Photographer on 25 Years of Covering White House

George Stuteville
for National Geographic News
October 23, 2002

In a world where so much of history is a blur of videotaped action, Time photojournalist Diana Walker is a master of the freeze-frame.

Since 1976, when she first wandered into the crowded White House Press Briefing Room and elbowed a place among other photographers, Walker claimed a clear line of vision on the American Presidency, capturing images one at a time. Public & Private, a new book published by the National Geographic Society, contains 135 of these photographs.

In an interview with National Geographic News, Walker talked about her career, which began as a hobby squeezed in between being a mother and working in a Georgetown dress shop near the White House.

How did you get your start?

I did not aspire to political photography. Although photography had been my hobby since childhood, I never went to school to learn how to take pictures. I was a drama major when I graduated from Briarcliff College. I was married and had two children when I started taking pictures of other people's children for Christmas cards. I did book jackets, portraits, and bar mitzvahs—anything people wanted. I loved photographing people. I started going off on assignments with friends of mine who were freelance journalists. I became a freelancer for the Village Voice.

Then I got hired by the Washington Monthly. Although the Monthly was published on a shoestring, and I was paid only $25 per picture, the magazine got me credentials to shoot in Congress and the White House. This was a wonderful start. I would go to the White House, shoot some, learn a lot from watching what the drill was, and leave.

When did you get your first big break?

I gradually built a portfolio by visiting picture editors in New York. Eventually I went to see Time, People, and Fortune. My work with Time grew, and I went on contract with them in 1979. They sent me to photograph First Lady Rosalynn Carter in 1980 when she visited all the states holding primary elections. The President was not traveling because of the Iranian hostage crisis.

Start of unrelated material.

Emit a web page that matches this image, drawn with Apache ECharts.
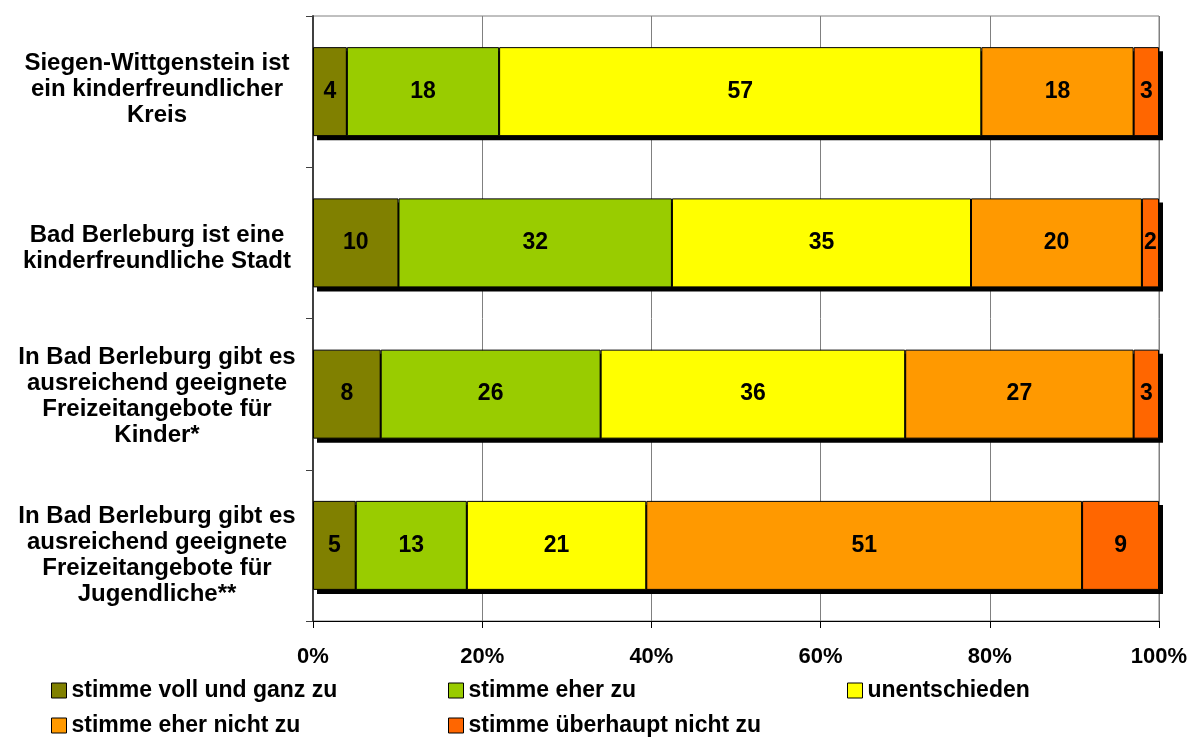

It was a wonderful way to break into White House photography. And from the start, my editors asked me from time to time to request behind-the-scenes opportunities, but mostly I was doing normal press coverage.

How do you capture private, revealing moments in public settings?

That is what you have to do. It is like you always have two missions. You cannot miss the action. If there is a treaty being signed, you have to get it on film. Sometimes, you don't have time to plan a shot. You have to work from where you wind up.

You have to look. Often it isn't the person speaking whose image is important. So, you watch the reaction on the face of the person the President is talking about or you watch how the President responds when someone is talking about him. I have always tried in my photographs to show the human responses, something a little more than what is obvious in the photo ops in front of the lights and mikes.